Однако этот момент выглядит странно. У зрителя, к этому моменту привыкшего к подробному существованию персонажей в массовых сценах, неизменно возникает вопрос: отчего так много вооружённых людей, к тому же заранее предупреждённых и успевших коллективно помолиться, не смогли дать отпор одному, хотя и лихому, казаку? Почему режиссёр вдруг решает не брать их в расчёт? Пугачёв, вдоволь поглумившись над героями, совершает первое убийство. Второе совершает Максимыч. Хохочет Убиенный, красные брызги расцвечивают белое полотно, за которым ничего не подозревающие мать и отец Гринёва живут свою частную жизнь. Пугачёв пляшет на столе, бросает капитану Миронову (Кирилл Имеров) шпагу: сражайся, мол! Разумеется, сражение заканчивается убийством капитана, а вслед за ним Максимыч убивает и Василису Егоровну. Прочие обитатели крепости тоже присутствуют на сцене. Рыдающая Маша наблюдает убийство родителей и бросается к их телам. А Гринёв, видя это, просто уходит. И это тоже сбивает с толку.

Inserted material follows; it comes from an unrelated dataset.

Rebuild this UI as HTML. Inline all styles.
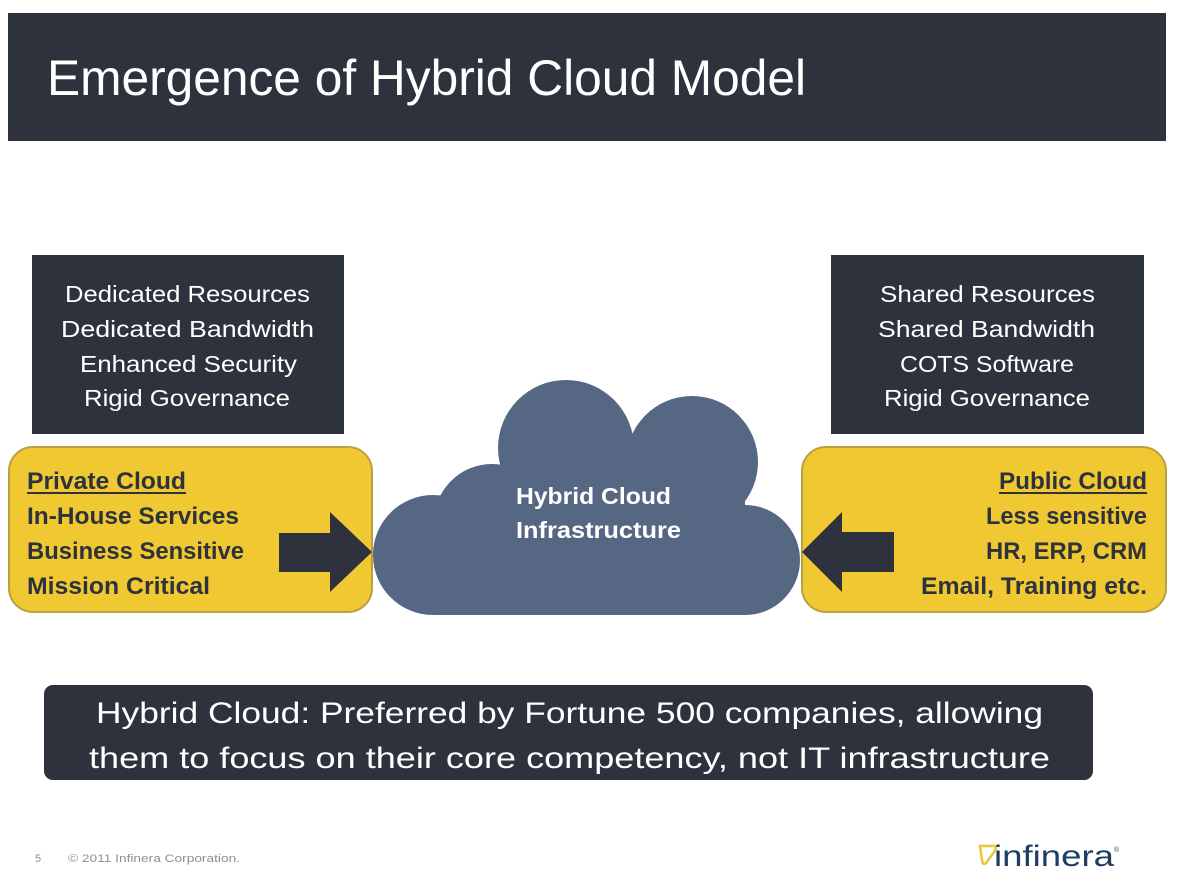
<!DOCTYPE html>
<html><head><meta charset="utf-8"><style>
html,body{margin:0;padding:0;background:#fff;}
svg{display:block;}
text{font-family:"Liberation Sans",sans-serif;}
</style></head><body>
<svg width="1190" height="886" viewBox="0 0 1190 886" xmlns="http://www.w3.org/2000/svg">
<rect x="0" y="0" width="1190" height="886" fill="#fff"/>
<rect x="8" y="13" width="1158" height="128" fill="#2d323c"/>
<text x="47" y="95" font-size="50" fill="#fff" textLength="759" lengthAdjust="spacingAndGlyphs">Emergence of Hybrid Cloud Model</text>

<rect x="32" y="255" width="312" height="179" fill="#2d323c"/>
<g fill="#fff" font-size="23">
<text x="65" y="302" textLength="245" lengthAdjust="spacingAndGlyphs">Dedicated Resources</text>
<text x="61" y="337" textLength="253" lengthAdjust="spacingAndGlyphs">Dedicated Bandwidth</text>
<text x="80" y="372" textLength="217" lengthAdjust="spacingAndGlyphs">Enhanced Security</text>
<text x="84" y="406" textLength="206" lengthAdjust="spacingAndGlyphs">Rigid Governance</text>
</g>
<rect x="831" y="255" width="313" height="179" fill="#2d323c"/>
<g fill="#fff" font-size="23">
<text x="880" y="302" textLength="215" lengthAdjust="spacingAndGlyphs">Shared  Resources</text>
<text x="878" y="337" textLength="217" lengthAdjust="spacingAndGlyphs">Shared Bandwidth</text>
<text x="900" y="372" textLength="174" lengthAdjust="spacingAndGlyphs">COTS Software</text>
<text x="884" y="406" textLength="206" lengthAdjust="spacingAndGlyphs">Rigid Governance</text>
</g>

<rect x="9" y="447" width="363" height="165" rx="24" fill="#f0c832" stroke="#b9a040" stroke-width="2"/>
<rect x="802" y="447" width="364" height="165" rx="24" fill="#f0c832" stroke="#b9a040" stroke-width="2"/>
<g fill="#2d323c" font-size="24" font-weight="bold">
<text x="27" y="489" textLength="159" lengthAdjust="spacingAndGlyphs">Private Cloud</text>
<rect x="27" y="492" width="159" height="2"/>
<text x="27" y="524" textLength="212" lengthAdjust="spacingAndGlyphs">In-House Services</text>
<text x="27" y="559" textLength="217" lengthAdjust="spacingAndGlyphs">Business Sensitive</text>
<text x="27" y="594" textLength="183" lengthAdjust="spacingAndGlyphs">Mission Critical</text>
<text x="999" y="489" textLength="148" lengthAdjust="spacingAndGlyphs">Public Cloud</text>
<rect x="999" y="492" width="148" height="2"/>
<text x="986" y="524" textLength="161" lengthAdjust="spacingAndGlyphs">Less sensitive</text>
<text x="986" y="559" textLength="161" lengthAdjust="spacingAndGlyphs">HR, ERP, CRM</text>
<text x="921" y="594" textLength="226" lengthAdjust="spacingAndGlyphs">Email, Training etc.</text>
</g>

<polygon points="279,533 330,533 330,512 372,552 330,592 330,572 279,572" fill="#2d323c"/>
<polygon points="894,532 842,532 842,512 802,552 842,592 842,572 894,572" fill="#2d323c"/>

<g fill="#566784">
<circle cx="433" cy="555" r="60"/>
<circle cx="492" cy="522" r="58"/>
<circle cx="566" cy="448" r="68"/>
<circle cx="692" cy="462" r="66"/>
<circle cx="745" cy="560" r="55"/>
<rect x="433" y="530" width="312" height="85"/>
<rect x="480" y="500" width="265" height="40"/>
<rect x="500" y="440" width="200" height="70"/>
</g>
<g fill="#fff" font-size="23" font-weight="bold">
<text x="516" y="504" textLength="155" lengthAdjust="spacingAndGlyphs">Hybrid Cloud</text>
<text x="516" y="538" textLength="165" lengthAdjust="spacingAndGlyphs">Infrastructure</text>
</g>

<rect x="44" y="685" width="1049" height="95" rx="9" fill="#2d323c"/>
<g fill="#fff" font-size="30">
<text x="96" y="723" textLength="947" lengthAdjust="spacingAndGlyphs">Hybrid Cloud: Preferred by Fortune 500 companies, allowing</text>
<text x="89" y="768" textLength="961" lengthAdjust="spacingAndGlyphs">them to focus on their core competency, not IT infrastructure</text>
</g>

<g fill="#8a8f99" font-size="11">
<text x="35" y="862">5</text>
<text x="68" y="862" textLength="172" lengthAdjust="spacingAndGlyphs">© 2011 Infinera Corporation.</text>
</g>
<path d="M980,846 L994,846 Q998,846 994,852 L986,863 Q983,866 982,860 Z" fill="none" stroke="#e8c838" stroke-width="2.5"/>
<text x="994" y="866" font-size="30" fill="#1f3d63" textLength="120" lengthAdjust="spacingAndGlyphs">infinera</text>
<text x="1114" y="852" font-size="7" fill="#1f3d63">®</text>
</svg>
</body></html>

Стремясь подсветить наиболее типические черты своих персонажей, актёры часто играют на надрыве. Буйный урядник Максимыч орёт и буйствует вовсю, Пугачёв воет и ревёт диким зверем. Расстроившись из-за проигрыша Зурину, Гринёв с криком валится на пол. После его дуэли со Швабриным Маша, ставшая тому свидетельницей, исступлённо, отбросив всяческий стыд, покрывает раненого Петрушу поцелуями. Впрочем, приятное впечатление оставили сцены с Мариной Кулясовой в роли Екатерины II. В спектакле она появляется в двух ипостасях: неизвестной дамы, случайно встретившейся Маше в саду (в сером платье, хотя и явно богатого кроя, она — сама неизвестность), и в образе императрицы всея Руси (пышный наряд, царственная причёска, усиленный немецкий акцент). Режиссёр придумывает встречу Пугачёва с императрицей. В каком из множества времён она произошла, непонятно, ясно только, что на такой встрече, даже находясь при смерти, израненный Пугачёв не смог отказать себе в удовольствии потребовать присяги от императрицы. На это Екатерина отвечает по-царски. В полном сознании своего величия, которое вполне может позволить себе иногда снизойти до подданных, она тихо и успокоительно повторяет: «Тише, тише».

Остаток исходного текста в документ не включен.